#### REQUIRED TASK:
Print verbatim the opening line of the material and every subsequent line through the one containing "plt.rcParams['axes.unicode_minus'] = False".

#### INFORMATION SUPPLIED:
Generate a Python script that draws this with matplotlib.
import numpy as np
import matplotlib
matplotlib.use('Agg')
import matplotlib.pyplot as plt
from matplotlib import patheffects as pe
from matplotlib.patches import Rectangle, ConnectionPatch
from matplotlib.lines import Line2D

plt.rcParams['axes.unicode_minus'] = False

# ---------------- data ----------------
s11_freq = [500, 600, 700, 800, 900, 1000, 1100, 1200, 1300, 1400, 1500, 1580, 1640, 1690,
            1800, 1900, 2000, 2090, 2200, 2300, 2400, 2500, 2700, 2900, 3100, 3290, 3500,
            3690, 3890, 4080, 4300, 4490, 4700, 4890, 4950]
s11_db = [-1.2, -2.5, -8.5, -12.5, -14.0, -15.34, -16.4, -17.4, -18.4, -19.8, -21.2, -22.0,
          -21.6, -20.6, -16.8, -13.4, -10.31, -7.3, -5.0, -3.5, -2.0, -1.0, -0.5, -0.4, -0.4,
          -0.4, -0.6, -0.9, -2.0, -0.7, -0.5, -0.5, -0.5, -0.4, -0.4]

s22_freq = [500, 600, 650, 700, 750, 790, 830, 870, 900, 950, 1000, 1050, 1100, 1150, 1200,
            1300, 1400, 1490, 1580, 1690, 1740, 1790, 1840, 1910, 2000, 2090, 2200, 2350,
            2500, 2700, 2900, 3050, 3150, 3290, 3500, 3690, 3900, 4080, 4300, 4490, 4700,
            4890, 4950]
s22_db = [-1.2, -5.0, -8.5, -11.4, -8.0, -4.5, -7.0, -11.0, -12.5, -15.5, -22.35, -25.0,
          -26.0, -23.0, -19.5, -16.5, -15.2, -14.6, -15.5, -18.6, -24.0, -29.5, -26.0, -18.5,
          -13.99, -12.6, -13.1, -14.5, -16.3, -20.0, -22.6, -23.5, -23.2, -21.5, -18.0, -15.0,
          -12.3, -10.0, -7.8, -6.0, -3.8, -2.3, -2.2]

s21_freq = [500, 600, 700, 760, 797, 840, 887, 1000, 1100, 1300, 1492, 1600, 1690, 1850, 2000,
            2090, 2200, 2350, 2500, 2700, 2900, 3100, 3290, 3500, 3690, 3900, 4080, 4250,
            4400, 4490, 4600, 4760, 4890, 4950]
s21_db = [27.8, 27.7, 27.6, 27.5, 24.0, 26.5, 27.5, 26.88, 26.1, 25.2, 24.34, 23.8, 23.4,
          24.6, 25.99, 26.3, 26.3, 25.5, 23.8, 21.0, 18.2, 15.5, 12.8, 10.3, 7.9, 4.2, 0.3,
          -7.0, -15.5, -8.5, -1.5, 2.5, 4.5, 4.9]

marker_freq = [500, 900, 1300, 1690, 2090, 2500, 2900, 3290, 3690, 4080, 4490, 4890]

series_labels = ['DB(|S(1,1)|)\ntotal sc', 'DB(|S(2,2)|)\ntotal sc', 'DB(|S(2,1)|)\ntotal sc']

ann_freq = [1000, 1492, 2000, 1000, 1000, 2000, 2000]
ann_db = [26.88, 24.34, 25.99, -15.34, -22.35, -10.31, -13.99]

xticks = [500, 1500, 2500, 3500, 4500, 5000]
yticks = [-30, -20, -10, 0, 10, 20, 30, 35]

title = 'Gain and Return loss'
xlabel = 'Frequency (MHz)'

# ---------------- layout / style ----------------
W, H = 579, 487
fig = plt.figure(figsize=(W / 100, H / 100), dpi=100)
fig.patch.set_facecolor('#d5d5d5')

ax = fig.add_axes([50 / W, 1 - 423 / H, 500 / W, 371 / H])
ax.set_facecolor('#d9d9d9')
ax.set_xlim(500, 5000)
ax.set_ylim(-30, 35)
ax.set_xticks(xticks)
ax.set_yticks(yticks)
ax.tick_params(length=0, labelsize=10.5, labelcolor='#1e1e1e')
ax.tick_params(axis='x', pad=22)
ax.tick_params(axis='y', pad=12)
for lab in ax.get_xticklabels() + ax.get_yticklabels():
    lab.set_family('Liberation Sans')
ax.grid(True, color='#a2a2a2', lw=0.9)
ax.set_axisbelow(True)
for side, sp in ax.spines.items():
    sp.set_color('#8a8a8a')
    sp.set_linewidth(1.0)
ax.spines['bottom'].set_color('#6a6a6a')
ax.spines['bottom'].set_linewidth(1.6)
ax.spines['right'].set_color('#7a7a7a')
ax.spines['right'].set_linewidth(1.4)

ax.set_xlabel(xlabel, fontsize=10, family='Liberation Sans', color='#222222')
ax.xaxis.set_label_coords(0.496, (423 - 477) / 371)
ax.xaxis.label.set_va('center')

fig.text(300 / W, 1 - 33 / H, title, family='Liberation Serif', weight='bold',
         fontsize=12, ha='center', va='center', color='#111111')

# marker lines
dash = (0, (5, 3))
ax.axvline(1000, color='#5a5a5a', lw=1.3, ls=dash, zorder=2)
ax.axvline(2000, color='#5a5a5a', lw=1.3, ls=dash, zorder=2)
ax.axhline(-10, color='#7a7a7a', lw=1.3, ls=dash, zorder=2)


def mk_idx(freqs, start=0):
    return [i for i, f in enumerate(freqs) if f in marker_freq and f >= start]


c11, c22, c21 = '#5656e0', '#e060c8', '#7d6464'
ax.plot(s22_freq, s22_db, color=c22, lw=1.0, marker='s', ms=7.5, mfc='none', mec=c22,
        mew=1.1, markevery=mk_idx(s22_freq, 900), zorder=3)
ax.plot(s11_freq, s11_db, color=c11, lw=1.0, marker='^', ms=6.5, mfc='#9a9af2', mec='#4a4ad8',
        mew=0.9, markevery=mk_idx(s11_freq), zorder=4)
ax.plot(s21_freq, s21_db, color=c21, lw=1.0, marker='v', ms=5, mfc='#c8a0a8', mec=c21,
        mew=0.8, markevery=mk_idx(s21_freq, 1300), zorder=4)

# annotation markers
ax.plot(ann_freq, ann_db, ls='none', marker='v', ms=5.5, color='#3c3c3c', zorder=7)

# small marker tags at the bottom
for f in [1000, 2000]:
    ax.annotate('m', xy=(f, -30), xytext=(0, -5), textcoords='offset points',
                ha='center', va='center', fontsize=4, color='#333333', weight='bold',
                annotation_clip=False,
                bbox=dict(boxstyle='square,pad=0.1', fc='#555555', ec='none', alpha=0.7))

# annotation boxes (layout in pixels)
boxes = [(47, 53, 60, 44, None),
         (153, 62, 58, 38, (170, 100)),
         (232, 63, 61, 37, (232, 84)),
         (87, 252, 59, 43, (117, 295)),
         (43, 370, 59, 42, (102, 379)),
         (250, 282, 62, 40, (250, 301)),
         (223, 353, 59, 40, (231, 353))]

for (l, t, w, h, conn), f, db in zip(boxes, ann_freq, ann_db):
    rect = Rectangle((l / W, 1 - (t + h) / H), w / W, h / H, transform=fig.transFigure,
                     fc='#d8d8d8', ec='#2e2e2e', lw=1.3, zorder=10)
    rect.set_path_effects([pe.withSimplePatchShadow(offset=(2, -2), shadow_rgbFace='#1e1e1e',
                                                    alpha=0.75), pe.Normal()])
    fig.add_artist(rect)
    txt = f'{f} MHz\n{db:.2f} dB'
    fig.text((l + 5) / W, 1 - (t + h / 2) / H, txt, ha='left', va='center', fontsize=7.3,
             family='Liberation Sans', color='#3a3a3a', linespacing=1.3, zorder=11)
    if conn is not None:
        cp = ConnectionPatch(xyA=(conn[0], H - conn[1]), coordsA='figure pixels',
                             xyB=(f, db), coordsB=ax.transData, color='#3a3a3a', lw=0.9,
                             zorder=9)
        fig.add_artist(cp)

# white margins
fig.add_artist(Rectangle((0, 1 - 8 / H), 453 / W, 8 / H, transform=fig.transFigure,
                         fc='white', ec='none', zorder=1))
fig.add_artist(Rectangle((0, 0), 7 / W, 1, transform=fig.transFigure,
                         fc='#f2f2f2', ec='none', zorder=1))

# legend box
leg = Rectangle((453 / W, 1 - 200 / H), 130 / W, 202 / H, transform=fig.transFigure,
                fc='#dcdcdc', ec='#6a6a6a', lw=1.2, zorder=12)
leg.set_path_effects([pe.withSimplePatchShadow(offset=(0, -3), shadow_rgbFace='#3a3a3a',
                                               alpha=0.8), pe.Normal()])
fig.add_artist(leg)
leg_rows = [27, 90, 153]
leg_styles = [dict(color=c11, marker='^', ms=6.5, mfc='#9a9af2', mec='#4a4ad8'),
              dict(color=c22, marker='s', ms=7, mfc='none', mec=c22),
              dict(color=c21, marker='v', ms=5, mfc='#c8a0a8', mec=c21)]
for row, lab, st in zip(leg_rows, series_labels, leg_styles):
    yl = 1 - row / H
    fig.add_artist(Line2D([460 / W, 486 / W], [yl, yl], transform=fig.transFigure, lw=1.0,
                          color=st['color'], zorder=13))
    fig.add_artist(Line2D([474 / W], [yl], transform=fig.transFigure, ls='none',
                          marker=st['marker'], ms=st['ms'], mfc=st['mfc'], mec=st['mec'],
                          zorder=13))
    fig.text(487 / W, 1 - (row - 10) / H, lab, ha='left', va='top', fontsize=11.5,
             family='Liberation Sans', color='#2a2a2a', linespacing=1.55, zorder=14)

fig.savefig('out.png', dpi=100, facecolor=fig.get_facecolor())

#### EXERCISE OUTPUT:
Generate a Python script that draws this with matplotlib.
import numpy as np
import matplotlib
matplotlib.use('Agg')
import matplotlib.pyplot as plt
from matplotlib import patheffects as pe
from matplotlib.patches import Rectangle, ConnectionPatch
from matplotlib.lines import Line2D

plt.rcParams['axes.unicode_minus'] = False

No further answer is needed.